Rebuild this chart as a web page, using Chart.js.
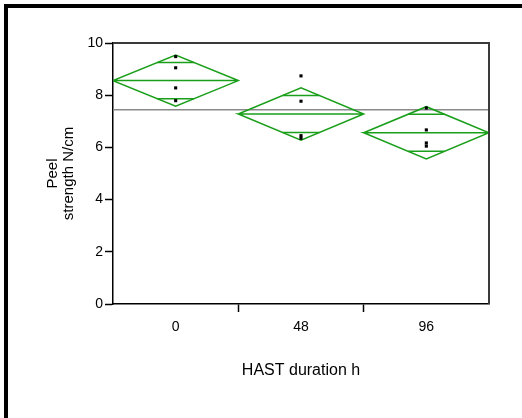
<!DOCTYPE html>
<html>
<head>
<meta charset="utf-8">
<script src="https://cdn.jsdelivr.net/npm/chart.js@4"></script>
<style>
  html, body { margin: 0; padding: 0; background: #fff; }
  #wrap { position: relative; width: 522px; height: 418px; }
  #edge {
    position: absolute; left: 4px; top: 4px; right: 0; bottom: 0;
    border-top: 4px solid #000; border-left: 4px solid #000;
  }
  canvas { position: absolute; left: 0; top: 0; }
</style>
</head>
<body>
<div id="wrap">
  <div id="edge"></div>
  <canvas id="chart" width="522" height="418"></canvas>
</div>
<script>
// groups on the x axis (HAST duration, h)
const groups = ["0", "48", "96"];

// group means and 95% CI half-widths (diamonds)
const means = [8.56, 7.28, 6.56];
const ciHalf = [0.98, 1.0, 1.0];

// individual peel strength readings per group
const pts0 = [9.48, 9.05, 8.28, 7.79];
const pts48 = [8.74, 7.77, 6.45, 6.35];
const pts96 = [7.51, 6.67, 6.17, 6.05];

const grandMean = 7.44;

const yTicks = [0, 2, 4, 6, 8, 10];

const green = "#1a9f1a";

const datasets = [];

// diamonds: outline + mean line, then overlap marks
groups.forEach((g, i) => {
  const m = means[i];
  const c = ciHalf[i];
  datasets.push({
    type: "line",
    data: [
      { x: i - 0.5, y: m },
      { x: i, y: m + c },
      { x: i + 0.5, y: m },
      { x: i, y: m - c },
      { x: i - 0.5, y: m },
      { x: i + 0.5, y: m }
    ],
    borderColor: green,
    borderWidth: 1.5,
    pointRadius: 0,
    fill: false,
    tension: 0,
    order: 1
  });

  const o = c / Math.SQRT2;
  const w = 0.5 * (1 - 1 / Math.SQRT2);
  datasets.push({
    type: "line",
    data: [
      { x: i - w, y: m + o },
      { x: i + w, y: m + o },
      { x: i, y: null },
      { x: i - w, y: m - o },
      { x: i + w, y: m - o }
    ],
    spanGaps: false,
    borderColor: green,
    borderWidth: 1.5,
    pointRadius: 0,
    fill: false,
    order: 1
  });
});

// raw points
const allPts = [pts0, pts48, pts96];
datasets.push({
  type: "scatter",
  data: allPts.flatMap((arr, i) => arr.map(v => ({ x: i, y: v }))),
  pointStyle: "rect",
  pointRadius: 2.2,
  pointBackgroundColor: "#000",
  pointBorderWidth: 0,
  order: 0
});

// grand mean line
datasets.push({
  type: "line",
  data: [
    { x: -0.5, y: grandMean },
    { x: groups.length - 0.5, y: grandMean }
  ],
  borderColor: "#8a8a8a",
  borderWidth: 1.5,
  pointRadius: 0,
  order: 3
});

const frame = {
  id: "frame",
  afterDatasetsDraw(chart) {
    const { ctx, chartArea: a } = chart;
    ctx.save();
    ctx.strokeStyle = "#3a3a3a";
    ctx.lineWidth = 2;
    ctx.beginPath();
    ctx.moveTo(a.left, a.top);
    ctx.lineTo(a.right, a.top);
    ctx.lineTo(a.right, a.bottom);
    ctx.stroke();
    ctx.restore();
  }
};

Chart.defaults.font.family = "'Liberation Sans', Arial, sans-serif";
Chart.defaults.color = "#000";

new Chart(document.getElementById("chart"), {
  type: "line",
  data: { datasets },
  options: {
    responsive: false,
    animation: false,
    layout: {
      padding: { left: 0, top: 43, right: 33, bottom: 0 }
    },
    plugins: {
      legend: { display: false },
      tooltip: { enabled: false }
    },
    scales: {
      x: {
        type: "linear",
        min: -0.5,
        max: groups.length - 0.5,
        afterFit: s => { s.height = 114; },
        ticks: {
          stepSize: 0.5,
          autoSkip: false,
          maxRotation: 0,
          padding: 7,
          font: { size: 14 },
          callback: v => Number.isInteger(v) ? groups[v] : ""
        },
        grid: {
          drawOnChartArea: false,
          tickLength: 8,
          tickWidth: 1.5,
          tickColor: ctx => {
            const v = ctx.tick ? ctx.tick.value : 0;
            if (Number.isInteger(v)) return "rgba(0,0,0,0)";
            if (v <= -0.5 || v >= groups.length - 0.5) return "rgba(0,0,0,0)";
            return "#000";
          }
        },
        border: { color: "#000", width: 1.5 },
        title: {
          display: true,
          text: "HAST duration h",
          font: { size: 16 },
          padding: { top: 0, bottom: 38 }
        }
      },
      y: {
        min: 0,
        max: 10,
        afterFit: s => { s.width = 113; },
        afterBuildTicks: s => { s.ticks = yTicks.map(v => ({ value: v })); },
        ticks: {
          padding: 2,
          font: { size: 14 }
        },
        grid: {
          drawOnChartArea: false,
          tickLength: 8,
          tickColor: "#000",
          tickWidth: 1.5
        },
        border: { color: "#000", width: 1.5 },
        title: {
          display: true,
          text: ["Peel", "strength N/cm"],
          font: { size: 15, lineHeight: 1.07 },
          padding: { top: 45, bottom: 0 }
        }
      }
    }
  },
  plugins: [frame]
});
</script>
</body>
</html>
- - -
OBJECTIVE: Write out exactly the lines between the start of the data and the line with "const datasets = [];", including both, but none of the pictures.

TASK RESPONSE:
Rebuild this chart as a web page, using Chart.js.
<!DOCTYPE html>
<html>
<head>
<meta charset="utf-8">
<script src="https://cdn.jsdelivr.net/npm/chart.js@4"></script>
<style>
  html, body { margin: 0; padding: 0; background: #fff; }
  #wrap { position: relative; width: 522px; height: 418px; }
  #edge {
    position: absolute; left: 4px; top: 4px; right: 0; bottom: 0;
    border-top: 4px solid #000; border-left: 4px solid #000;
  }
  canvas { position: absolute; left: 0; top: 0; }
</style>
</head>
<body>
<div id="wrap">
  <div id="edge"></div>
  <canvas id="chart" width="522" height="418"></canvas>
</div>
<script>
// groups on the x axis (HAST duration, h)
const groups = ["0", "48", "96"];

// group means and 95% CI half-widths (diamonds)
const means = [8.56, 7.28, 6.56];
const ciHalf = [0.98, 1.0, 1.0];

// individual peel strength readings per group
const pts0 = [9.48, 9.05, 8.28, 7.79];
const pts48 = [8.74, 7.77, 6.45, 6.35];
const pts96 = [7.51, 6.67, 6.17, 6.05];

const grandMean = 7.44;

const yTicks = [0, 2, 4, 6, 8, 10];

const green = "#1a9f1a";

const datasets = [];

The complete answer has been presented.